Magnitude 7.2 quake hits northern Japan, 1 metre tsunami
An earthquake struck northeastern Japan on Saturday, hitting areas devastated by the 2011 disaster and generating a tsunami of 1 metre, public broadcaster NHK said.
The quake hit the coast of Miyagi Prefecture at 6:26 p.m. and had a magnitude of 7.2 at a depth of 60 km (40 miles), the Japan Meteorological Agency said.
NHK warned the public against coming anywhere near the shore.
Tohoku Electric Power Co has halted the Onagawa nuclear plant and is checking for any irregularities, NHK said.
Tokyo Electric Power spokesman Ryonosuke Takanori said the company is checking the condition of the Fukushima Dai-Ichi power station that was wrecked by the massive March 2011 quake, which caused nuclear meltdowns and mass evacuations.
Miyagi Prefecture was having power outages in some areas, according to the website of the Tohoku Electric Power Network.
Around 200 hundred homes in the prefecture were without power, the utility said.
NHK said service on the Tohoku shinkansen bullet train had been halted.
"It was a really bad, long shaking from side-to-side. It was even longer than the quake last month, but at least the building here is all right," Shizue Onodera told NHK from the shop where she works in the city of Ishinomaki.
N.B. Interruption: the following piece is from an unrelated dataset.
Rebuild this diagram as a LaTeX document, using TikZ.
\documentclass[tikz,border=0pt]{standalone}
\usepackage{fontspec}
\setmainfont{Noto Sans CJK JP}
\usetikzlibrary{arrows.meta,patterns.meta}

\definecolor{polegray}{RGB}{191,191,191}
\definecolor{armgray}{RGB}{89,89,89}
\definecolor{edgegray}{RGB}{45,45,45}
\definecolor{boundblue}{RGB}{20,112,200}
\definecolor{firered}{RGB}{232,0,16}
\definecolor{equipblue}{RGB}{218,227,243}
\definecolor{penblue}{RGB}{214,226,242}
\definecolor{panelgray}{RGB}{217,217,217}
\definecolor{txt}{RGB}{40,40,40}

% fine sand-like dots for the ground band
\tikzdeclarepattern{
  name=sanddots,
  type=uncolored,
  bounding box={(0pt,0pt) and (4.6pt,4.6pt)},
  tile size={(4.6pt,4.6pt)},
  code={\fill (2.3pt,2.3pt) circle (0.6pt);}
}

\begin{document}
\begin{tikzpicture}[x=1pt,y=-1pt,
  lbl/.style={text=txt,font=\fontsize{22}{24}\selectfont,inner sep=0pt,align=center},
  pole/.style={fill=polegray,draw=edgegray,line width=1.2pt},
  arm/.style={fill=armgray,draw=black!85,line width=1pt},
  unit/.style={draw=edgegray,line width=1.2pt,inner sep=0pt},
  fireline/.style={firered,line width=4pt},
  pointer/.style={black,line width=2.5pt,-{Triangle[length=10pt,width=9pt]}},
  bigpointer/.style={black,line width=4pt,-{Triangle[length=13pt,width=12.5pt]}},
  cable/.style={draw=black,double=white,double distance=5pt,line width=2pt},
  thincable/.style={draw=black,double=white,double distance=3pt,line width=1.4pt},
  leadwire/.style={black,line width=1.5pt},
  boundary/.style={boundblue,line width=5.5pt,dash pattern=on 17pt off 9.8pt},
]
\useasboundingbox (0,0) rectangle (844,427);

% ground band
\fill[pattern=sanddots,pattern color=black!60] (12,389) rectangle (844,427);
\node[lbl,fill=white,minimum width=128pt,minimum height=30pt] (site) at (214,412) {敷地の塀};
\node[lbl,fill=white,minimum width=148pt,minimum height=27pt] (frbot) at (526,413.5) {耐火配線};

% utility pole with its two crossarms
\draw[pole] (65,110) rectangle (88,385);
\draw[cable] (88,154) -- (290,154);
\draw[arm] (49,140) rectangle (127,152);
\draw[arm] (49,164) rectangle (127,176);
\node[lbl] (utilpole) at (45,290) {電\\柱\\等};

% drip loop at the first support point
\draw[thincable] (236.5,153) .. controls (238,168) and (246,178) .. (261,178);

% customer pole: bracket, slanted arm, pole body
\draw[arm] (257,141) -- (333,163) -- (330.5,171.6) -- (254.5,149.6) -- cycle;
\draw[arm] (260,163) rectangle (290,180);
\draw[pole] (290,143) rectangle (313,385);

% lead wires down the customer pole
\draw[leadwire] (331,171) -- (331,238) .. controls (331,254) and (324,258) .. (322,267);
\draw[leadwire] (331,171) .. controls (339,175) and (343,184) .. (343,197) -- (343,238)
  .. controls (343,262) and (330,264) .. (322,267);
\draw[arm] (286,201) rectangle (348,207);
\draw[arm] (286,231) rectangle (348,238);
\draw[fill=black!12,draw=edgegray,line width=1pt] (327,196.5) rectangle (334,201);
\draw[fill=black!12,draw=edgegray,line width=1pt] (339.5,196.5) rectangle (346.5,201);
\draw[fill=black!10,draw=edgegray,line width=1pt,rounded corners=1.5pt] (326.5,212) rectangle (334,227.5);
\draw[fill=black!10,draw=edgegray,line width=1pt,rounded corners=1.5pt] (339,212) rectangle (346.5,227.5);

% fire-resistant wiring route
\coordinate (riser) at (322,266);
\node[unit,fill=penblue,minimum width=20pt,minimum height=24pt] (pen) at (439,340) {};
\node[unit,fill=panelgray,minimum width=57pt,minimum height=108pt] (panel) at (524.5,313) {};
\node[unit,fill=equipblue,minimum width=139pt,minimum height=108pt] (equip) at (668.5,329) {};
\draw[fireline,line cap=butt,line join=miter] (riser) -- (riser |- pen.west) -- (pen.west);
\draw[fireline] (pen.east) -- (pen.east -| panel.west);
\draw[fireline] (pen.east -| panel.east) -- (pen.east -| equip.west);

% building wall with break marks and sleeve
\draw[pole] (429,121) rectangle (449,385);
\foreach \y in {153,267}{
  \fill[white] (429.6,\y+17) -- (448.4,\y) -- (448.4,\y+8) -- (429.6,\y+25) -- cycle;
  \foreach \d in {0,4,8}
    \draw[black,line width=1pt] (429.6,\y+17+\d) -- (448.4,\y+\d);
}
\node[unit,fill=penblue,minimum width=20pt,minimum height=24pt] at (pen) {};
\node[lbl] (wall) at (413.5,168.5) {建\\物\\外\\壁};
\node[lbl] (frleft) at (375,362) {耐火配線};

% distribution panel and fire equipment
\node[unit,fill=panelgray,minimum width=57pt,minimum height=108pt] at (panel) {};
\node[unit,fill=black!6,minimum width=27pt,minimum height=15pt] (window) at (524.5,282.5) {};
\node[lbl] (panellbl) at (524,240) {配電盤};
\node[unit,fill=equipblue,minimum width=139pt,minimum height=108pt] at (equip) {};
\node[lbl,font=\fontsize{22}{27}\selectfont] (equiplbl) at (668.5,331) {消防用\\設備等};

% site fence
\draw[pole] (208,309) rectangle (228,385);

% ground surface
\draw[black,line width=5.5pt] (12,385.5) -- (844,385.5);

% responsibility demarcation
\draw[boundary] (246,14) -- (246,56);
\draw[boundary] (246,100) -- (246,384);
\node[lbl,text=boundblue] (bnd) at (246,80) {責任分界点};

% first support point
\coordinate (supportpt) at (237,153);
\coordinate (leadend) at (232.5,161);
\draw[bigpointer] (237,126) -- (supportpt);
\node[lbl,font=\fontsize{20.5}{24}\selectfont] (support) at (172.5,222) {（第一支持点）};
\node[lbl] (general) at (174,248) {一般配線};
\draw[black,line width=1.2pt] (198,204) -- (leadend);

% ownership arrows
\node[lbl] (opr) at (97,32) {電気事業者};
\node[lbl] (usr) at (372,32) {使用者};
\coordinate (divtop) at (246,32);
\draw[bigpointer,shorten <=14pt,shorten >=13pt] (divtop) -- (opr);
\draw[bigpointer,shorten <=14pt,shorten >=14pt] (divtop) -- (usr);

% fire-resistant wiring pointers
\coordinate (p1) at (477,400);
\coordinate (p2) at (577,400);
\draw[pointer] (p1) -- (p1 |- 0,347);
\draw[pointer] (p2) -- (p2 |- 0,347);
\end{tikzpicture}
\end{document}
"Lots of bottles smashed on the floor," she said. "The electricity is on."
NHK footage from inside its Sendai bureau showing a plaque suspended from the ceiling shaking for about 30 seconds following the tremor. It did not report any items falling from shelves or any immediate damage.
The quake could be felt in Tokyo about 400 km south of the epicentre.